It seems ironic that the issue of player burnout is cricket's hot-button topic at a time when New Zealand is struggling to rustle up a meaningful match with anyone.
But at recent Federation of International Cricket Players' Associations (FICA) and International Cricket Council meetings, discussion centred on the amount of cricket being played by some countries.
Tim May, head of FICA, said so much cricket was being played that it could lead to cricketers using drugs like baseballers in the United States. While the comments were inflammatory and intemperate - ICC boss Malcolm Speed angrily dismissed them - there is no doubt cricket bosses in some countries are cramming more and more fixtures into an already packed calendar.
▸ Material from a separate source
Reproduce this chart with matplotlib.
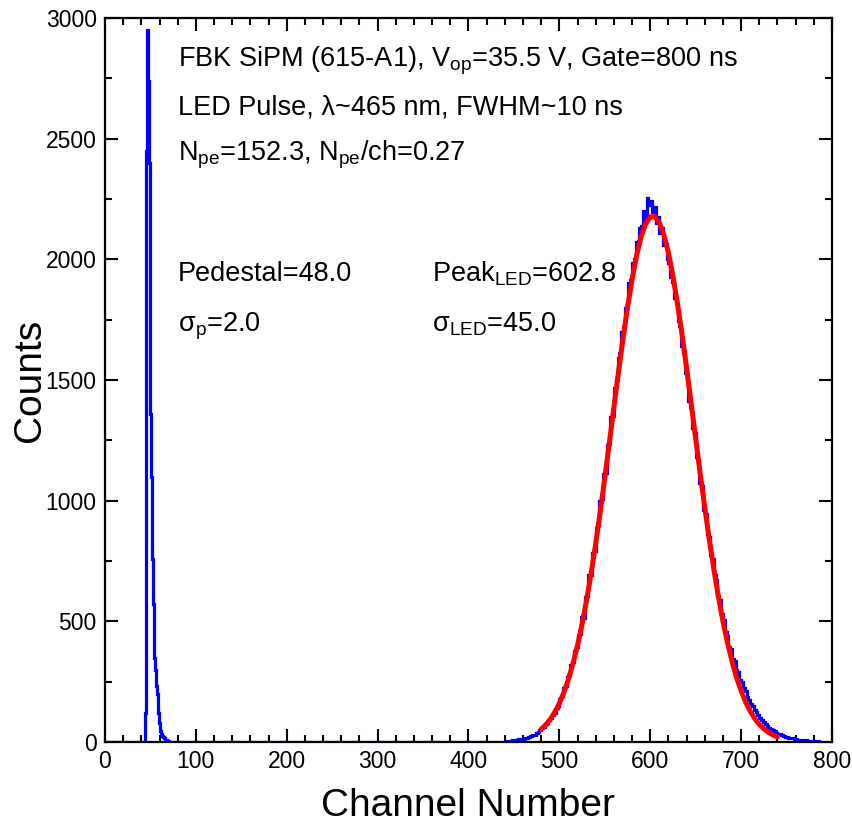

Speaking at a business forum recently, Speed said: "Two words that concern some of our stakeholders are 'burnout' and 'saturation'. They are highly emotive words [and] they are too often used in the absence of facts and evidence."
NZCPA manager Heath Mills believes international cricket is reaching breaking point, although he is anxious to make it an argument based in fact, not emotion.
He cites facts that emerged from the FICA meeting. Facts like over the next year England's cricketers will spend 240 nights abroad. Australia's top cricketers face six tours in the next 12 months. India? Even more.
"At the other end of the spectrum," Mills said, "you've got countries like New Zealand and Sri Lanka who would probably say they'd like to be playing more."
Australian vice-captain Adam Gilchrist is the highest profile cricketer to make his fears public, saying burnout could affect his team's chances of regaining the Ashes later this year.
Mills believes the wider problem is scheduling, with workload just one facet. He said the ICC gave a tacit acknowledgement that some countries were playing too much cricket by extending the period of the Future Tours Programme (FTP) from five years to six years to ease congestion. "But the big countries have gone and filled the gaps with more meaningless cricket. There are two or three boards who are just chasing every commercial opportunity with no regard to the demands on the players."
When the Herald on Sunday put the the issue of player burnout in front of New Zealand Cricket chief executive Martin Snedden recently, he was sceptical about whether it was a problem.
Cricketers were, he said, all too keen to line their pockets with money on the lucrative county circuit during the off-season so they hardly had the right to complain about too much international cricket.
It is a view that holds no truck with Mills. "It's too simplistic," he said. "I don't like using this term but county cricket is like a break compared with international cricket.
"You can't compare the intensity and you still get to spend most nights at home so you can actually be with your family."
Mills said it was in NZC's best interests to investigate the issue fully and leverage it to its advantage.
If NZC lobbied the ICC to regulate the amount of cricket the top three nations - Australia, England and India - played, then New Zealand could pick up some of the slack if there was such a demand from broadcasters to screen endless cricket.
"What happens is some boards see gaps in their calendar and fill it up with meaningless cricket," he said. "There has to be a breaking point."